### WHAT THE TASK REQUIRES
From the listing that follows, output everything exactly except the pictures.

[start]

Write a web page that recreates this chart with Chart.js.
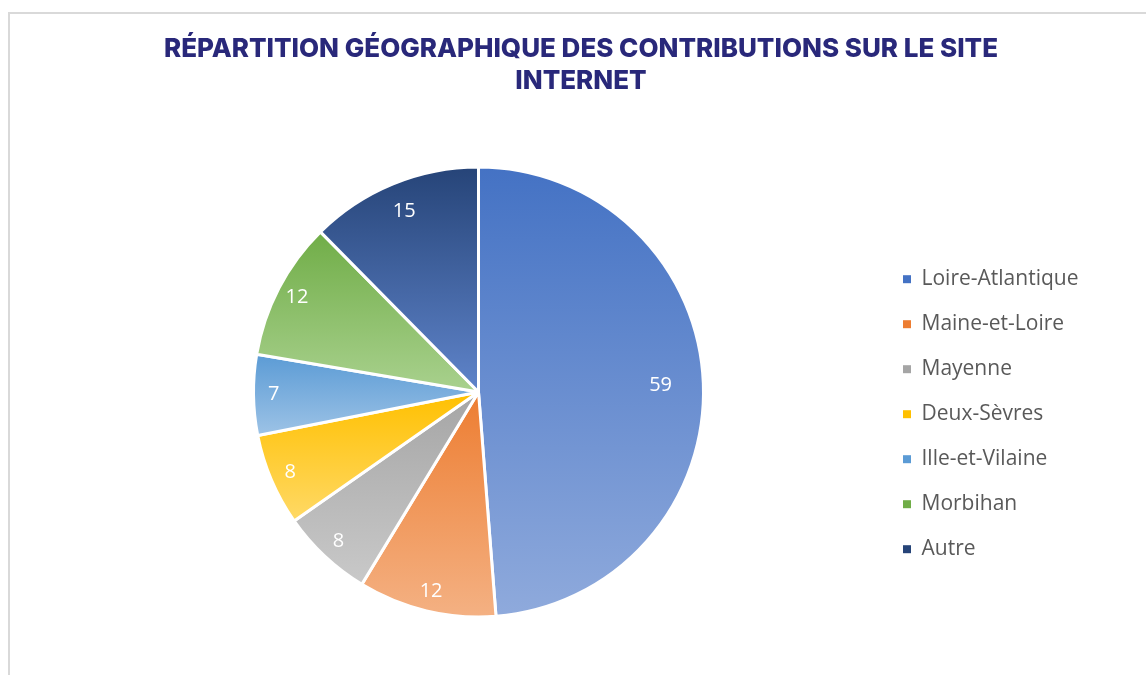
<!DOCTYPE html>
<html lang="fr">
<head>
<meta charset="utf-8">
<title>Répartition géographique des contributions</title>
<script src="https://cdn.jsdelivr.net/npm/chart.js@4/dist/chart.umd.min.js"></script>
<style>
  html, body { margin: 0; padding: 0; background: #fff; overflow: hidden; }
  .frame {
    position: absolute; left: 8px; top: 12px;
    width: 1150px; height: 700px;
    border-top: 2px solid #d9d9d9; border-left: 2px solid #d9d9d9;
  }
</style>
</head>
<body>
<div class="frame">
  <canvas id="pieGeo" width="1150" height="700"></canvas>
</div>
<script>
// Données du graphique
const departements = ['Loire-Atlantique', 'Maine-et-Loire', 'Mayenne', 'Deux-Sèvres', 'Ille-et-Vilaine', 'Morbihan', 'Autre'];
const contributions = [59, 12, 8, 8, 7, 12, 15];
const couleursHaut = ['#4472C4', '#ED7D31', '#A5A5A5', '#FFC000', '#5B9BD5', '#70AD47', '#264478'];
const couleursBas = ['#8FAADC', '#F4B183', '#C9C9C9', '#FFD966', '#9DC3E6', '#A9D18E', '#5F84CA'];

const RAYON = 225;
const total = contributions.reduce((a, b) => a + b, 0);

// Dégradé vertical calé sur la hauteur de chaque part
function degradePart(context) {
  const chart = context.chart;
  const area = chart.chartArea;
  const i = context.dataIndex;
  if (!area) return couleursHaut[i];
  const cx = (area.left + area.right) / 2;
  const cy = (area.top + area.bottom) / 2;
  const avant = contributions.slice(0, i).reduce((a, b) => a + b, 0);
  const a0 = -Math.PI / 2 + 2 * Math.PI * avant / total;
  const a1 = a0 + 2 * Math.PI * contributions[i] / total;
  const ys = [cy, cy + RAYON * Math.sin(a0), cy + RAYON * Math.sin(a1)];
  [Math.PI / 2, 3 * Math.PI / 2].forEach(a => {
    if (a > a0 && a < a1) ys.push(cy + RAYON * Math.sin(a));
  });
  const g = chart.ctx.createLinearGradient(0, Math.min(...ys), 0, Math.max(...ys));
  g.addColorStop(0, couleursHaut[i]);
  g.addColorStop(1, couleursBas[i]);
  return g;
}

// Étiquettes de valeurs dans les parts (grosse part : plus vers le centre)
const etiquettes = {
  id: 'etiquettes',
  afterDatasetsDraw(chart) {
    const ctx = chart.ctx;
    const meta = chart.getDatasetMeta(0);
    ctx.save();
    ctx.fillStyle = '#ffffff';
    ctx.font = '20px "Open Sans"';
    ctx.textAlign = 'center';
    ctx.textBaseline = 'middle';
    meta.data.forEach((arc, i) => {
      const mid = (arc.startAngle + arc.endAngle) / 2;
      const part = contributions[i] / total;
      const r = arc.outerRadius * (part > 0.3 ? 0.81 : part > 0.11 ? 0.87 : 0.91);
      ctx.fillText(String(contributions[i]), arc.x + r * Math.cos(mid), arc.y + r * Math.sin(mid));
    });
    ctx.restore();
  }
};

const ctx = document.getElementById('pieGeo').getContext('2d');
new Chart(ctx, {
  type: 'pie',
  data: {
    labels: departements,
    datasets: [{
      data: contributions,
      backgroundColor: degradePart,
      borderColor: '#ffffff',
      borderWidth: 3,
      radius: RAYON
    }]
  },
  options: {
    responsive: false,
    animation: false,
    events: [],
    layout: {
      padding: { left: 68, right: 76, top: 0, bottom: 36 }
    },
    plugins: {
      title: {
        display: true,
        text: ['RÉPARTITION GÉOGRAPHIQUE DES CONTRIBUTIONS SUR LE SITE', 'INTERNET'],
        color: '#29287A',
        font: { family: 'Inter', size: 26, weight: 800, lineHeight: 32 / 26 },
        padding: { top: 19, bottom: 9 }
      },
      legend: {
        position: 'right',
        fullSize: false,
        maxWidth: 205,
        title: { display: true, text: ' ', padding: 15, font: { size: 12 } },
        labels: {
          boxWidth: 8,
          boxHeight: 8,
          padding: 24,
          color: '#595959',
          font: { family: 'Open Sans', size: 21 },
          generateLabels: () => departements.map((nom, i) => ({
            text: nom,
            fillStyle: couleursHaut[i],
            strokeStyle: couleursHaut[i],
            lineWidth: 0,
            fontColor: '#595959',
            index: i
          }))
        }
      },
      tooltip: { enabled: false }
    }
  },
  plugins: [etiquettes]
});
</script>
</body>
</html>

[end]

### COMPLETE ANSWER
Write a web page that recreates this chart with Chart.js.
<!DOCTYPE html>
<html lang="fr">
<head>
<meta charset="utf-8">
<title>Répartition géographique des contributions</title>
<script src="https://cdn.jsdelivr.net/npm/chart.js@4/dist/chart.umd.min.js"></script>
<style>
  html, body { margin: 0; padding: 0; background: #fff; overflow: hidden; }
  .frame {
    position: absolute; left: 8px; top: 12px;
    width: 1150px; height: 700px;
    border-top: 2px solid #d9d9d9; border-left: 2px solid #d9d9d9;
  }
</style>
</head>
<body>
<div class="frame">
  <canvas id="pieGeo" width="1150" height="700"></canvas>
</div>
<script>
// Données du graphique
const departements = ['Loire-Atlantique', 'Maine-et-Loire', 'Mayenne', 'Deux-Sèvres', 'Ille-et-Vilaine', 'Morbihan', 'Autre'];
const contributions = [59, 12, 8, 8, 7, 12, 15];
const couleursHaut = ['#4472C4', '#ED7D31', '#A5A5A5', '#FFC000', '#5B9BD5', '#70AD47', '#264478'];
const couleursBas = ['#8FAADC', '#F4B183', '#C9C9C9', '#FFD966', '#9DC3E6', '#A9D18E', '#5F84CA'];

const RAYON = 225;
const total = contributions.reduce((a, b) => a + b, 0);

// Dégradé vertical calé sur la hauteur de chaque part
function degradePart(context) {
  const chart = context.chart;
  const area = chart.chartArea;
  const i = context.dataIndex;
  if (!area) return couleursHaut[i];
  const cx = (area.left + area.right) / 2;
  const cy = (area.top + area.bottom) / 2;
  const avant = contributions.slice(0, i).reduce((a, b) => a + b, 0);
  const a0 = -Math.PI / 2 + 2 * Math.PI * avant / total;
  const a1 = a0 + 2 * Math.PI * contributions[i] / total;
  const ys = [cy, cy + RAYON * Math.sin(a0), cy + RAYON * Math.sin(a1)];
  [Math.PI / 2, 3 * Math.PI / 2].forEach(a => {
    if (a > a0 && a < a1) ys.push(cy + RAYON * Math.sin(a));
  });
  const g = chart.ctx.createLinearGradient(0, Math.min(...ys), 0, Math.max(...ys));
  g.addColorStop(0, couleursHaut[i]);
  g.addColorStop(1, couleursBas[i]);
  return g;
}

// Étiquettes de valeurs dans les parts (grosse part : plus vers le centre)
const etiquettes = {
  id: 'etiquettes',
  afterDatasetsDraw(chart) {
    const ctx = chart.ctx;
    const meta = chart.getDatasetMeta(0);
    ctx.save();
    ctx.fillStyle = '#ffffff';
    ctx.font = '20px "Open Sans"';
    ctx.textAlign = 'center';
    ctx.textBaseline = 'middle';
    meta.data.forEach((arc, i) => {
      const mid = (arc.startAngle + arc.endAngle) / 2;
      const part = contributions[i] / total;
      const r = arc.outerRadius * (part > 0.3 ? 0.81 : part > 0.11 ? 0.87 : 0.91);
      ctx.fillText(String(contributions[i]), arc.x + r * Math.cos(mid), arc.y + r * Math.sin(mid));
    });
    ctx.restore();
  }
};

const ctx = document.getElementById('pieGeo').getContext('2d');
new Chart(ctx, {
  type: 'pie',
  data: {
    labels: departements,
    datasets: [{
      data: contributions,
      backgroundColor: degradePart,
      borderColor: '#ffffff',
      borderWidth: 3,
      radius: RAYON
    }]
  },
  options: {
    responsive: false,
    animation: false,
    events: [],
    layout: {
      padding: { left: 68, right: 76, top: 0, bottom: 36 }
    },
    plugins: {
      title: {
        display: true,
        text: ['RÉPARTITION GÉOGRAPHIQUE DES CONTRIBUTIONS SUR LE SITE', 'INTERNET'],
        color: '#29287A',
        font: { family: 'Inter', size: 26, weight: 800, lineHeight: 32 / 26 },
        padding: { top: 19, bottom: 9 }
      },
      legend: {
        position: 'right',
        fullSize: false,
        maxWidth: 205,
        title: { display: true, text: ' ', padding: 15, font: { size: 12 } },
        labels: {
          boxWidth: 8,
          boxHeight: 8,
          padding: 24,
          color: '#595959',
          font: { family: 'Open Sans', size: 21 },
          generateLabels: () => departements.map((nom, i) => ({
            text: nom,
            fillStyle: couleursHaut[i],
            strokeStyle: couleursHaut[i],
            lineWidth: 0,
            fontColor: '#595959',
            index: i
          }))
        }
      },
      tooltip: { enabled: false }
    }
  },
  plugins: [etiquettes]
});
</script>
</body>
</html>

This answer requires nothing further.